Just as well, people with mental illnesses are held to a specific social standard when it comes to limitations—that is, they are told that their disability is their problem and that because it can’t be seen, it must not exist—or it does exist, but doesn’t impact that person’s life at all.
The problem with this is that it puts the blame of having a mental illness on the person who has the disability. When I tell other people that I cannot do something, often times they will argue with me about how “I would feel better if I just tried harder” or that I should push myself to make deadlines and make things more convenient for the people around me.
In other words, I get told a lot that my mental disabilities are inconvenient for other people because they have to accommodate me, and that makes me a hassle or a burden.
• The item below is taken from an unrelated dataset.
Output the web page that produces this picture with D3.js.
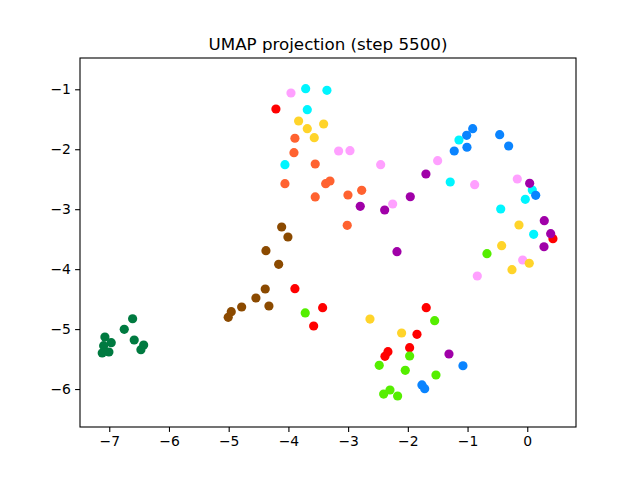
<!DOCTYPE html>
<html>
<head>
<meta charset="utf-8">
<script src="https://cdn.jsdelivr.net/npm/d3@7"></script>
<style>
  html, body { margin: 0; padding: 0; background: #fff; }
  svg { display: block; }
  text { font-family: "DejaVu Sans", sans-serif; fill: #000; }
</style>
</head>
<body>
<script>
// ---- data ----
const title = "UMAP projection (step 5500)";
const xTicks = [-7, -6, -5, -4, -3, -2, -1, 0];
const yTicks = [-6, -5, -4, -3, -2, -1];
const xDomain = [-7.49, 0.816];
const yDomain = [-6.633, -0.478];

const categories = ["red", "cyan", "pink", "yellow", "orange", "blue", "purple", "brown", "darkgreen", "lime"];
const colors = ["#ff0000", "#00f5ff", "#ffa0ff", "#ffd42a", "#ff6230", "#0a84ff", "#a000a8", "#8b4a00", "#007a40", "#55ee00"];

const redX = [-4.209, -3.891, -3.427, -3.577, -1.692, -1.847, -1.970, -2.333, -2.383, 0.430];
const redY = [-1.329, -4.326, -4.643, -4.948, -4.643, -5.087, -5.310, -5.377, -5.454, -3.492];
const cyanX = [-3.711, -3.355, -3.684, -4.058, -1.144, -1.290, 0.084, -0.033, -0.445, 0.107];
const cyanY = [-0.990, -1.017, -1.340, -2.258, -1.846, -2.546, -2.680, -2.835, -2.997, -3.419];
const pinkX = [-3.957, -3.159, -2.969, -2.455, -2.254, -1.501, -0.881, -0.167, -0.077, -0.837];
const pinkY = [-1.062, -2.029, -2.024, -2.258, -2.913, -2.191, -2.591, -2.496, -3.847, -4.114];
const yellowX = [-3.829, -3.684, -3.410, -3.567, -2.634, -2.104, -0.139, -0.429, 0.033, -0.256];
const yellowY = [-1.529, -1.657, -1.579, -1.807, -4.832, -5.065, -3.264, -3.609, -3.902, -4.009];
const orangeX = [-3.891, -3.907, -3.551, -4.058, -3.376, -3.304, -2.773, -3.551, -3.003, -3.015];
const orangeY = [-1.817, -2.058, -2.246, -2.575, -2.575, -2.530, -2.685, -2.796, -2.763, -3.269];
const blueX = [-0.914, -1.015, -1.010, -1.223, -0.462, -0.312, 0.141, -1.077, -1.764, -1.718];
const blueY = [-1.657, -1.767, -1.967, -2.029, -1.757, -1.946, -2.768, -5.611, -5.932, -5.994];
const purpleX = [-2.797, -2.388, -1.959, -2.182, -1.697, 0.040, 0.285, 0.392, 0.280, -1.311];
const purpleY = [-2.952, -3.013, -2.792, -3.709, -2.413, -2.568, -3.192, -3.409, -3.626, -5.415];
const brownX = [-4.113, -4.008, -4.376, -4.163, -4.388, -4.544, -4.326, -4.783, -4.957, -5.008];
const brownY = [-3.297, -3.464, -3.692, -3.919, -4.331, -4.481, -4.615, -4.631, -4.710, -4.803];
const darkgreenX = [-6.609, -6.749, -6.582, -7.073, -6.967, -7.094, -7.006, -7.118, -6.424, -6.470];
const darkgreenY = [-4.827, -5.003, -5.182, -5.132, -5.227, -5.277, -5.382, -5.399, -5.265, -5.344];
const limeX = [-3.718, -1.551, -1.970, -2.479, -2.043, -1.529, -2.299, -2.405, -2.171, -0.675];
const limeY = [-4.731, -4.860, -5.449, -5.604, -5.687, -5.766, -6.016, -6.083, -6.116, -3.742];

const seriesX = [redX, cyanX, pinkX, yellowX, orangeX, blueX, purpleX, brownX, darkgreenX, limeX];
const seriesY = [redY, cyanY, pinkY, yellowY, orangeY, blueY, purpleY, brownY, darkgreenY, limeY];

// ---- layout ----
const W = 640, H = 480;
const m = { left: 80, right: 576, top: 58, bottom: 427 };

const svg = d3.select("body").append("svg").attr("width", W).attr("height", H);

const x = d3.scaleLinear().domain(xDomain).range([m.left, m.right]);
const y = d3.scaleLinear().domain(yDomain).range([m.bottom, m.top]);

const points = [];
categories.forEach((c, i) => {
  seriesX[i].forEach((vx, j) => points.push({ x: vx, y: seriesY[i][j], color: colors[i] }));
});

// points
svg.append("g")
  .selectAll("circle")
  .data(points)
  .join("circle")
  .attr("cx", d => x(d.x))
  .attr("cy", d => y(d.y))
  .attr("r", 4.6)
  .attr("fill", d => d.color);

// axes
const fmt = d => d3.format("d")(d).replace("-", "\u2212");
const xAxis = svg.append("g")
  .attr("transform", `translate(0,${m.bottom})`)
  .call(d3.axisBottom(x).tickValues(xTicks).tickFormat(fmt).tickSize(4.9).tickPadding(4.2).tickSizeOuter(0));
const yAxis = svg.append("g")
  .attr("transform", `translate(${m.left},0)`)
  .call(d3.axisLeft(y).tickValues(yTicks).tickFormat(fmt).tickSize(4.9).tickPadding(4.2).tickSizeOuter(0));

[xAxis, yAxis].forEach(g => {
  g.select(".domain").remove();
  g.selectAll(".tick line").attr("stroke", "#000").attr("stroke-width", 1.1);
  g.selectAll(".tick text").attr("font-size", 13.9).attr("font-family", "DejaVu Sans, sans-serif").attr("fill", "#000");
});

// frame
svg.append("rect")
  .attr("x", m.left).attr("y", m.top)
  .attr("width", m.right - m.left).attr("height", m.bottom - m.top)
  .attr("fill", "none").attr("stroke", "#000").attr("stroke-width", 1.1);

// title
svg.append("text")
  .attr("x", (m.left + m.right) / 2)
  .attr("y", 50)
  .attr("text-anchor", "middle")
  .attr("font-size", 16.7)
  .text(title);
</script>
</body>
</html>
Having a mental disability does not make me a burden.
Some days are easier than others, and sometimes I can do these things. However, there are bad times where I absolutely cannot function and there is no way I can hold that same standard. When times are bad, and other people want me to push through my disability, it is often at my risk. It causes me more emotional damage and causes me more fatigue—in other words, someone without my disability would be able to do many of these tasks easily.
Saying I cannot do something is not a sign of weakness—it is a sign that I know the limitations of my disability, and that I am doing everything in my power to take care of myself.
Just because someone else can do it, does not mean that I can do it. Just because someone else could get up today and go to work and exercise and do three hours of studying does not mean that I have to.
I have to be able to live my life by my own expectations. If I don’t do this, it actually makes me more depressed because I am not able to work with myself as I am. It creates a cycle of self-loathing, which feeds into my depression.
Likewise, if I say, “I can’t be around this, this situation makes me anxious,” it is not optional. My needs are not optional, by any means, and they deserve to be taken seriously. This is not being demanding; it is simply taking care of myself.
Mentally ill people deserve to take care of themselves too. Because mentally ill people are people too.
So I don’t care if my needs are inconvenient. As a human being, I reserve the right to be just as comfortable as anyone else when dealing with situations.
I am not being picky. I am not bitchy when I am standing up for myself.
I deserve to be free of things that knowingly cause panic attacks. I deserve for other people to understand my experience or being belittled for it. I deserve to be able to live with anxiety and depression and not be penalized for it.
My disabilities do not make me less of a person.
When I say that I cannot do something, it means that I cannot do it.